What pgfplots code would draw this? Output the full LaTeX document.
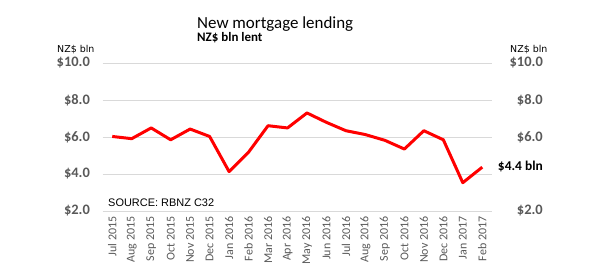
\documentclass[border=0pt]{standalone}
\usepackage{fontspec}
\setmainfont{Carlito}
\newfontfamily\arialf{Liberation Sans}
\newfontfamily\dejavu{DejaVu Sans}
\usepackage{pgfplots}
\pgfplotsset{compat=1.18}
\definecolor{gridc}{RGB}{217,217,217}
\definecolor{labc}{RGB}{89,89,89}
\begin{document}
\begin{tikzpicture}[x=1bp,y=1bp]
\useasboundingbox (0,0) rectangle (600,275);
\begin{axis}[
  at={(102.5bp,64bp)}, anchor=south west, scale only axis,
  width=389.5bp, height=148bp,
  xmin=-0.5, xmax=19.5, ymin=2, ymax=10,
  axis x line=bottom, axis y line=left,
  axis line style={draw=none}, tick style={draw=none},
  ymajorgrids, grid style={gridc, line width=0.8bp},
  ytick={2,4,6,8,10},
  yticklabels={\$2.0,\$4.0,\$6.0,\$8.0,\$10.0},
  yticklabel style={font=\bfseries\fontsize{14.5}{14.5}\selectfont, text=labc, xshift=-7bp},
  xtick={0,...,19},
  xticklabels={Jul 2015,Aug 2015,Sep 2015,Oct 2015,Nov 2015,Dec 2015,Jan 2016,Feb 2016,Mar 2016,Apr 2016,May 2016,Jun 2016,Jul 2016,Aug 2016,Sep 2016,Oct 2016,Nov 2016,Dec 2016,Jan 2017,Feb 2017},
  xticklabel style={rotate=90, anchor=east, font=\fontsize{12}{12}\selectfont, text=labc},
]
\addplot[red, line width=3bp, line join=round] coordinates {
(0,6.03) (1,5.91) (2,6.49) (3,5.85) (4,6.43) (5,6.03) (6,4.13) (7,5.18) (8,6.61) (9,6.49)
(10,7.30) (11,6.79) (12,6.34) (13,6.13) (14,5.82) (15,5.35) (16,6.34) (17,5.85) (18,3.53) (19,4.37)
};
\end{axis}
\begin{axis}[
  at={(102.5bp,64bp)}, anchor=south west, scale only axis,
  width=389.5bp, height=148bp,
  xmin=-0.5, xmax=19.5, ymin=2, ymax=10,
  axis x line=none, axis y line*=right,
  axis line style={draw=none}, tick style={draw=none},
  ytick={2,6,8,10},
  yticklabels={\$2.0,\$6.0,\$8.0,\$10.0},
  yticklabel style={font=\bfseries\fontsize{14.5}{14.5}\selectfont, text=labc, anchor=east, inner sep=0pt, xshift=51bp},
  extra y ticks={4.4},
  extra y tick labels={\$4.4 bln},
  extra y tick style={yticklabel style={text=black, font=\bfseries\fontsize{13.5}{13.5}\selectfont}},
]
\addplot[draw=none] coordinates {(0,2) (19,2)};
\end{axis}
\node[anchor=base west, font=\fontsize{17}{17}\selectfont, inner sep=0pt] at (197,247) {New mortgage lending};
\node[anchor=base west, font=\bfseries\fontsize{13}{13}\selectfont, inner sep=0pt] at (197,233.5) {NZ\$ bln lent};
\node[anchor=base west, font=\dejavu\fontsize{9.5}{9.5}\selectfont, inner sep=0pt] at (57,223) {NZ\$ bln};
\node[anchor=base west, font=\dejavu\fontsize{9.5}{9.5}\selectfont, inner sep=0pt] at (510,223) {NZ\$ bln};
\node[anchor=base west, font=\arialf\fontsize{11}{11}\selectfont, inner sep=0pt] at (108,68.3) {SOURCE: RBNZ C32};
\end{tikzpicture}
\end{document}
******************************
SET EXERCISE =
Count each line above in which the string "draw" appears, then state only the total.

ANSWER BELOW =
4